Dynamic Stress and Displacement Fields on Concrete Gravity Dams due to Harmonic Ground Motion

The partial differential equations (PDE) of equilibrium governing the natural vibrations of concrete gravity dams were derived in this work such that the fluid structure interactions were accounted for. The displacement formulation is a system of two coupled PDE in two unknown displacement components. For seismic ground motion assumed to be horizontal harmonic motion whose amplitude and period are known, the system of two coupled PDEs were solved subject to the boundary conditions using the method of undetermined parameters. In applying the method of undetermined parameters to the PDE, displacement shape functions constructed to satisfy the displacement boundary conditions were used in assuming the trial dynamic displacement fields in terms of two unknown parameters that were determined by substitution into the governing equations. Conditions for the trial dynamic displacement fields to be solutions to the governing PDE were sought by solving the resulting system of equations.

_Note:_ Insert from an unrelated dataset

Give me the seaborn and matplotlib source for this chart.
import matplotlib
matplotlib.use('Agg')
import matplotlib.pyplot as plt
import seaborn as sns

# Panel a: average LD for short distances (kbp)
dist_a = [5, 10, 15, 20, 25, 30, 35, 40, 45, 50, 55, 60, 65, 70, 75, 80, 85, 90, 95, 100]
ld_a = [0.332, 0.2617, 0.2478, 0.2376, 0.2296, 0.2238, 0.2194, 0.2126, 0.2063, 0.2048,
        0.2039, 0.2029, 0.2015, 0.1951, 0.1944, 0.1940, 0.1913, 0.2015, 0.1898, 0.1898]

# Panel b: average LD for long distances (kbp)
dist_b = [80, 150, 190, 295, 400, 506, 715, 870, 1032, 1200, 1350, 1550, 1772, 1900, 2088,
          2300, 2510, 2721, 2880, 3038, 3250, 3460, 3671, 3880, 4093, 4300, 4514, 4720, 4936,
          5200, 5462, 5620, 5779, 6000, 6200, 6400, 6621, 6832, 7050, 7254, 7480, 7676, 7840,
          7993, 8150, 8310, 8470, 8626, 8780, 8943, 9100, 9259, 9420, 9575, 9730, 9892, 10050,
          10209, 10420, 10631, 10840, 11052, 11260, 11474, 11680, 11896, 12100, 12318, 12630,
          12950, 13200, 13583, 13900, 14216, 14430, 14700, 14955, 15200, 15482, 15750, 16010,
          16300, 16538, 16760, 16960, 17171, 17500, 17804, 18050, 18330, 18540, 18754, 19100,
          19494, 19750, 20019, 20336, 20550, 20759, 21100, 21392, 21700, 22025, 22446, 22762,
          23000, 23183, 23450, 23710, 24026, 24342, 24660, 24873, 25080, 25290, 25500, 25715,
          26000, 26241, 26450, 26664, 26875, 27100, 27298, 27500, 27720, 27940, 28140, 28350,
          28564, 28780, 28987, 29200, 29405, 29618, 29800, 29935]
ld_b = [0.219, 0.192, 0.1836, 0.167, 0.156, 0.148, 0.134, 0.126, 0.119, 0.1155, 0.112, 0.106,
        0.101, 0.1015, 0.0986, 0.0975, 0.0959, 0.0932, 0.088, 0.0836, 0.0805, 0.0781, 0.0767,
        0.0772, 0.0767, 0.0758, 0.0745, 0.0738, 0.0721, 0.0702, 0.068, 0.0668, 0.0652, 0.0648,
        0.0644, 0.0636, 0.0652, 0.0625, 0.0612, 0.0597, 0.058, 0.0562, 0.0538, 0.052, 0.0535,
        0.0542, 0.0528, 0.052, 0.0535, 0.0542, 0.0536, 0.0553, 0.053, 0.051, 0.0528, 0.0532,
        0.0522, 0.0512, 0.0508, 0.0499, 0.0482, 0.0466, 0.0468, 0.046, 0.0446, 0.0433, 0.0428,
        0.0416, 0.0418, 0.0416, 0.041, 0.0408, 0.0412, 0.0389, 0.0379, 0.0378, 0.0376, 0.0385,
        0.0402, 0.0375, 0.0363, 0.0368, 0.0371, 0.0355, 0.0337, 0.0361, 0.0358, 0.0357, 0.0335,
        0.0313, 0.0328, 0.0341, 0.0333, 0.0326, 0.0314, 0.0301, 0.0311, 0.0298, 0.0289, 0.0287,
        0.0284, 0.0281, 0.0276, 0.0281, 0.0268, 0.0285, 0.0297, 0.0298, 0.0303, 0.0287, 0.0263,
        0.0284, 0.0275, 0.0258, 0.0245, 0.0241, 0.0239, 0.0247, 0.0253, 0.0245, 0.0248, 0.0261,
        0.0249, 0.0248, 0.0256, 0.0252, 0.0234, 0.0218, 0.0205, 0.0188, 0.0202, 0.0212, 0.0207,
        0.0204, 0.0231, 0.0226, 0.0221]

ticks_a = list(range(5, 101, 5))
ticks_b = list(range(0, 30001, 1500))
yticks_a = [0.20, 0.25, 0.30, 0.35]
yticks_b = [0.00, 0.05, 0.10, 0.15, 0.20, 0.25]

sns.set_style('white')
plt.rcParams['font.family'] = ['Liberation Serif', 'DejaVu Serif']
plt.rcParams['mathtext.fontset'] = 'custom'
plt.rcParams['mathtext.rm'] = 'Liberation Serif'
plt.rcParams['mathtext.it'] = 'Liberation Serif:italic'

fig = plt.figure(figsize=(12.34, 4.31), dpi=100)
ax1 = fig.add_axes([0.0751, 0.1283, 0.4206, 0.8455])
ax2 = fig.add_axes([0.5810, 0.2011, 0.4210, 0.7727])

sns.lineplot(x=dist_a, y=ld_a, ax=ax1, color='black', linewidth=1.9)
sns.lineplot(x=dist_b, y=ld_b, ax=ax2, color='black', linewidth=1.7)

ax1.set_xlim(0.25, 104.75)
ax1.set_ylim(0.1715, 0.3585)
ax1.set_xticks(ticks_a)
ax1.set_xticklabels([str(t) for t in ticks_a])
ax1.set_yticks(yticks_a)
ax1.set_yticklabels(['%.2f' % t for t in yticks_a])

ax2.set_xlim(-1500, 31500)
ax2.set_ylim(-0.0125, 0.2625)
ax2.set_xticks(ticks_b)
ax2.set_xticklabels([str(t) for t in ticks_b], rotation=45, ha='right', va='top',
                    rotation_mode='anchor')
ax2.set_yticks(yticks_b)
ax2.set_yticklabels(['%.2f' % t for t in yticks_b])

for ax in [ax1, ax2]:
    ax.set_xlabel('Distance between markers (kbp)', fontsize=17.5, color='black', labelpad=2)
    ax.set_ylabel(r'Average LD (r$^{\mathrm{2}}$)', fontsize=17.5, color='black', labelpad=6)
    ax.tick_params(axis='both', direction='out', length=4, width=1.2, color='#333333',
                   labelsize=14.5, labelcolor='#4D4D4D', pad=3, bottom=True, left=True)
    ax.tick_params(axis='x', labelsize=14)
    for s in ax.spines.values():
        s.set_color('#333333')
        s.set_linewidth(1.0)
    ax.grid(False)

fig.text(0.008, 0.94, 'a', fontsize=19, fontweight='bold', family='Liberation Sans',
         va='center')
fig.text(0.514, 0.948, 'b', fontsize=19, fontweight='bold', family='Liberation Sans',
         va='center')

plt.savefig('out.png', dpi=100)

The problem reduced to an algebraic eigenvalue eigenvector problem which was solved for nontrivial cases to obtain the characteristic frequency equation and the eigenvalues. Modal superposition technique was employed to obtain the general solution for the displacement fields. The use of the displacement boundary conditions at the upstream face and Fourier series theory yielded the dynamic displacement field components, and the dynamic stress fields. The maximum value of the hydrodynamic pressure distribution on the upstream face is found to occur at the bottom of the dam and is found mathematically to be a convergent series of infinite terms. The maximum hydrodynamic force was calculated by integration of the hydrodynamic pressure distribution over the upstream face of the dam, and found to be a convergent series. Values of the maximum hydrodynamic force computed in this work agree with solutions from the technical literature.